Chris McWilton, the president of U.S. markets for MasterCard Inc., told analysts last week that the legislation will "radically impact the way credit card companies operate, how they price, how they manage for risk, how they market."

It will also affect more "mundane things" for issuers, like "how they bill," he said. "Seventy to 80% of their IT capacity is going to be just keeping up with regulation. … This will change the dynamics of their business models in dramatic ways."

Issuers agreed that the law will require realloting some resources to reorganizing their internal systems.

"The big challenge here is changing all of these systems to accommodate these new rules," said Scott Wagner, the executive vice president of Town North Bank's card services unit. "Some of the systems that are out there that process these transactions don't have the capabilities to do what these regulations are calling for."

Among other things, the law will add a slew of disclosures designed to caution cardholders about the consequences of making only minimum payments by highlighting how long it would take to pay off balances and showing how much interest would get tacked on.

Wagner said those disclosures will require the most effort and investment on the part of both issuers and their processors. Town North Bank, which is selling its issuing business but would continue to process transactions for 400 credit unions, has more than 10 people "that are working on this project, just understanding the changes and the systems that have to be modified."

Struthers agreed that "naturally, to make these changes, there's a significant investment that we're making in technology to make this happen over the next nine months." (He would not provide the specific amount of the investment.)

Harit Talwar, the executive vice president of cards and chief marketing officer at Discover Financial Services, said in an interview last week that it is rethinking everything but looking mainly at rates.

"There will probably be higher interest rates and tighter credit criteria," he said. "We lose the flexibility to price customers for the full life cycle. Therefore, we will have to make assumptions at the beginning."

Talwar also said Discover intends to put "less emphasis on promotional pricing," though that it cannot speak to plans for annual fees or reduced rewards. "It's too early to respond in full level of detail. … But we have to review everything."

Similarly, Struthers said all options are on the table at B of A, including new products. "We're going to be designing products and services that take advantage of us having dominant positions in both" credit and debit, he said.

B of A is also considering adding annual fees, raising rates and restructuring its reward programs. Struthers said it was too soon to discuss specific plans, but "I do believe there will always be a market for no-annual-fee cards."
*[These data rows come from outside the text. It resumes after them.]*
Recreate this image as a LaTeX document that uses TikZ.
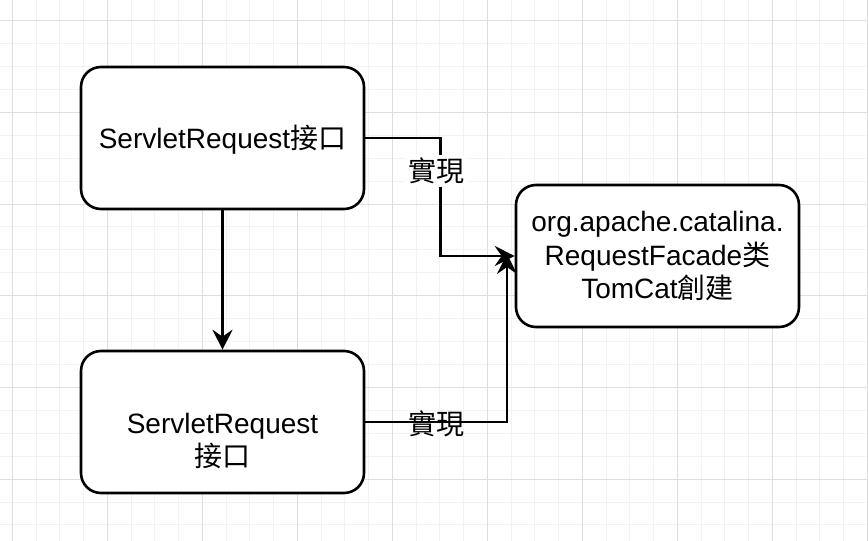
\documentclass[tikz,border=0pt]{standalone}
\usepackage{fontspec}
\setmainfont{Liberation Sans}
\newfontfamily\cjk{Noto Sans CJK SC}
\usetikzlibrary{arrows.meta,positioning}
\begin{document}
\begin{tikzpicture}[x=0.5pt, y=-0.5pt,
  every node/.style={font=\fontsize{14}{16.8}\selectfont},
  card/.style={draw, line width=1.3pt, rounded corners=10pt, fill=white,
    minimum width=141.5pt, minimum height=71pt, align=center, inner sep=0pt},
  link/.style={line width=1.3pt, -{Stealth[length=10pt,width=10pt,inset=3.5pt]}},
  minorgrid/.style={black!5, line width=0.5pt},
  majorgrid/.style={black!13, line width=0.5pt}]
  \useasboundingbox (0,0) rectangle (868,541);
  \fill[white] (0,0) rectangle (868,541);
  % grid
  \foreach \k in {0,...,36} \draw[minorgrid] ({12.3+23.75*\k},0) -- ++(0,541);
  \foreach \k in {0,...,22} \draw[minorgrid] (0,{20.7+22.92*\k}) -- ++(868,0);
  \foreach \k in {0,...,9} \draw[majorgrid] ({12.3+95*\k},0) -- ++(0,541);
  \foreach \k in {0,...,5} \draw[majorgrid] (0,{20.7+91.7*\k}) -- ++(868,0);
  % boxes
  \node[card, text depth=1pt] (iface) at (222.5,138) {ServletRequest{\cjk 接口}};
  \node[card, label={[name=subtext, align=center, yshift=-9.5pt]center:ServletRequest\\{\cjk 接口}}]
    (sub) at (222.5,422) {};
  \node[card] (facade) at (657.5,256) {org.apache.catalina.\\RequestFacade{\cjk 类}\\TomCat{\cjk 創建}};
  % connectors
  \coordinate (tip2) at (507,254);
  \draw[link] (iface) -- (sub);
  \draw[link] (iface.east) -- ++(75,0) |- (facade.west);
  \draw[link] (sub.east) -| (tip2);
  \node[fill=white, inner sep=1.5pt] (impl1) at (436,171) {{\cjk 實現}};
  \node (impl2) at (436,424) {{\cjk 實現}};
\end{tikzpicture}
\end{document}
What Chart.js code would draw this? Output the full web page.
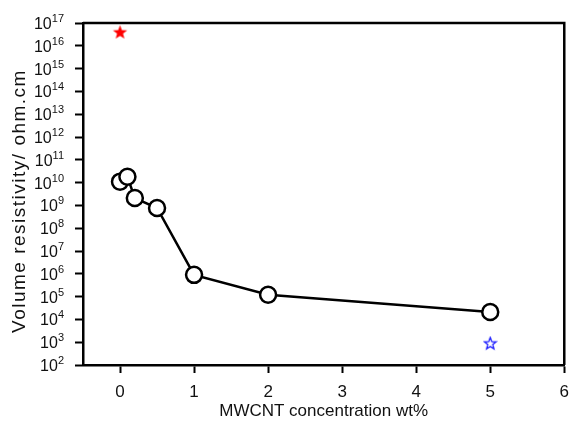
<!DOCTYPE html>
<html>
<head>
<meta charset="utf-8">
<script src="https://cdn.jsdelivr.net/npm/chart.js@4"></script>
<style>
  html, body { margin: 0; padding: 0; background: #fff; }
  #wrap { width: 578px; height: 423px; }
</style>
</head>
<body>
<div id="wrap"><canvas id="chart" width="578" height="423"></canvas></div>
<script>
// data
const concentrations = [0, 0.1, 0.2, 0.5, 1, 2, 5];
const resistivity = [1.1e10, 1.8e10, 2.1e9, 7.7e8, 9e5, 1.2e5, 2.1e4];
const redStarX = [0];
const redStarY = [4e16];
const blueStarX = [5];
const blueStarY = [9e2];
const xTicks = [0, 1, 2, 3, 4, 5, 6];
const yExponents = [2, 3, 4, 5, 6, 7, 8, 9, 10, 11, 12, 13, 14, 15, 16, 17];

const FONT = '"Liberation Sans", Arial, sans-serif';

function pairs(xs, ys) {
  return xs.map((x, i) => ({ x: x, y: ys[i] }));
}

// star markers drawn on small canvases
function makeStar(size, fill, stroke, lw) {
  const c = document.createElement('canvas');
  c.width = size; c.height = size;
  const g = c.getContext('2d');
  const cx = size / 2, cy = size / 2 + 0.5;
  const R = size / 2 - lw, r = R * 0.42;
  g.beginPath();
  for (let i = 0; i < 10; i++) {
    const a = -Math.PI / 2 + i * Math.PI / 5;
    const rad = i % 2 === 0 ? R : r;
    const px = cx + rad * Math.cos(a), py = cy + rad * Math.sin(a);
    if (i === 0) g.moveTo(px, py); else g.lineTo(px, py);
  }
  g.closePath();
  if (fill) { g.fillStyle = fill; g.fill(); }
  if (stroke) { g.strokeStyle = stroke; g.lineWidth = lw; g.stroke(); }
  return c;
}
const redStar = makeStar(17, '#ff0000', null, 1);
const blueStar = makeStar(15, null, '#1010ff', 1.2);

const decor = {
  id: 'decor',
  afterDraw(chart) {
    const ctx = chart.ctx;
    const a = chart.chartArea;
    const y = chart.scales.y;
    ctx.save();
    // top and right frame
    ctx.strokeStyle = '#000';
    ctx.lineWidth = 2.5;
    ctx.beginPath();
    ctx.moveTo(a.left, a.top);
    ctx.lineTo(a.right, a.top);
    ctx.lineTo(a.right, a.bottom);
    ctx.stroke();
    // y tick labels as 10^n
    ctx.fillStyle = '#111';
    ctx.textBaseline = 'alphabetic';
    ctx.letterSpacing = '0px';
    yExponents.forEach(e => {
      const py = y.getPixelForValue(Math.pow(10, e));
      const exp = String(e);
      ctx.font = '11px ' + FONT;
      const ew = ctx.measureText(exp).width;
      const right = a.left - 19;
      ctx.textAlign = 'left';
      ctx.fillText(exp, right - ew, py - 1);
      ctx.font = '16px ' + FONT;
      ctx.textAlign = 'right';
      ctx.fillText('10', right - ew, py + 6);
    });
    // y axis title
    ctx.translate(20, 201);
    ctx.rotate(-Math.PI / 2);
    ctx.textAlign = 'center';
    ctx.textBaseline = 'middle';
    ctx.font = '19px ' + FONT;
    ctx.letterSpacing = '1.5px';
    ctx.fillText('Volume resistivity/ ohm.cm', 0, 0);
    ctx.letterSpacing = '0px';
    ctx.restore();
  }
};

new Chart(document.getElementById('chart'), {
  type: 'scatter',
  data: {
    datasets: [
      {
        data: pairs(concentrations, resistivity),
        showLine: true,
        borderColor: '#000',
        borderWidth: 2.5,
        backgroundColor: '#fff',
        pointBackgroundColor: '#fff',
        pointBorderColor: '#000',
        pointBorderWidth: 2.5,
        pointRadius: 8,
        order: 0
      },
      {
        data: pairs(redStarX, redStarY),
        pointStyle: redStar,
        order: 1
      },
      {
        data: pairs(blueStarX, blueStarY),
        pointStyle: blueStar,
        order: 1
      }
    ]
  },
  options: {
    responsive: false,
    animation: false,
    events: [],
    layout: { padding: { top: 23, right: 5, left: 0, bottom: 1 } },
    plugins: { legend: { display: false }, tooltip: { enabled: false } },
    scales: {
      x: {
        type: 'linear',
        min: -0.5,
        max: 6,
        afterBuildTicks: s => { s.ticks = xTicks.map(v => ({ value: v })); },
        afterFit: s => { s.height = 57; },
        grid: { drawOnChartArea: false, drawTicks: true, tickLength: 8, tickWidth: 2, tickColor: '#000' },
        border: { color: '#000', width: 2.5 },
        ticks: { color: '#111', font: { family: FONT, size: 17 }, padding: 9, maxRotation: 0 },
        title: { display: true, text: 'MWCNT concentration wt%', color: '#111', font: { family: FONT, size: 17 }, padding: { top: 0, bottom: 0 } }
      },
      y: {
        type: 'logarithmic',
        min: 1e2,
        max: 1e17,
        afterBuildTicks: s => { s.ticks = yExponents.map(e => ({ value: Math.pow(10, e), major: true })); },
        afterFit: s => { s.width = 83; },
        grid: { drawOnChartArea: false, drawTicks: true, tickLength: 8, tickWidth: 2, tickColor: '#000' },
        border: { color: '#000', width: 2.5 },
        ticks: { display: false }
      }
    }
  },
  plugins: [decor]
});
</script>
</body>
</html>
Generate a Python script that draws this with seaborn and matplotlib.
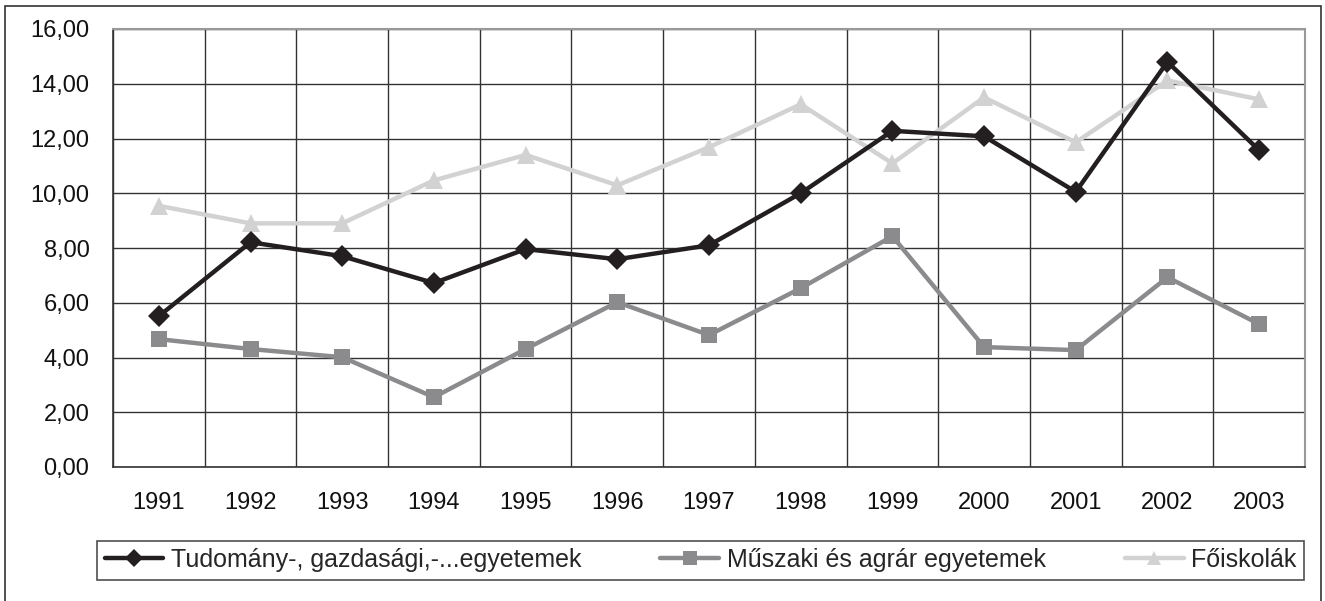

Richard Vague, a veteran credit card executive, said many issuers may focus on rate hikes as the most palatable way to reprice for risk without alienating customers. "Historically, the credit limit has been the most important factor. If I have a $10,000 credit line versus a $5,000 credit line, I like that [higher-limit] card more," Vague said. "It's also true that annual fees are more objectionable to a consumer than APR, because the consumer feels, 'I'm going to pay on time. … I prefer a fee that I can control with my behavior to an annual fee.' "

American Express Co., which already charges annual fees on most of its cards, said that practice will help insulate it somewhat from the effects of the legislation. However, "it's more negative than positive," Kenneth I. Chenault, Amex's chairman, told investors on a conference call last week. "We're still studying what the impacts will be."

Brian Shniderman, a director of the banking team at Deloitte Consulting LLP, said he expects some issuers to introduce hybrid products to offer as credit alternatives. His clients are "looking at ways to secure unsecured items," such as by "having an automotive to secure a credit card," he said. "A lot of these haven't been tested." Card companies "may go back to this notion of cosigning — $2,000 may be unsecured, but $15,000 may be secured by a parent or a friend."

The law will also ban double-cycle billing, give consumers more time to pay their bills and significantly reduce issuers' ability to increase rates and charge over-the-limit fees. Nevertheless, "one thing issuers are very good at is finding a way to make money," said Duncan Douglass, a partner in the Atlanta office of Alston & Bird LLP. "You're probably not going to get any of your paper statements for free anymore. Anything that they can get away with charging a fee for, they will."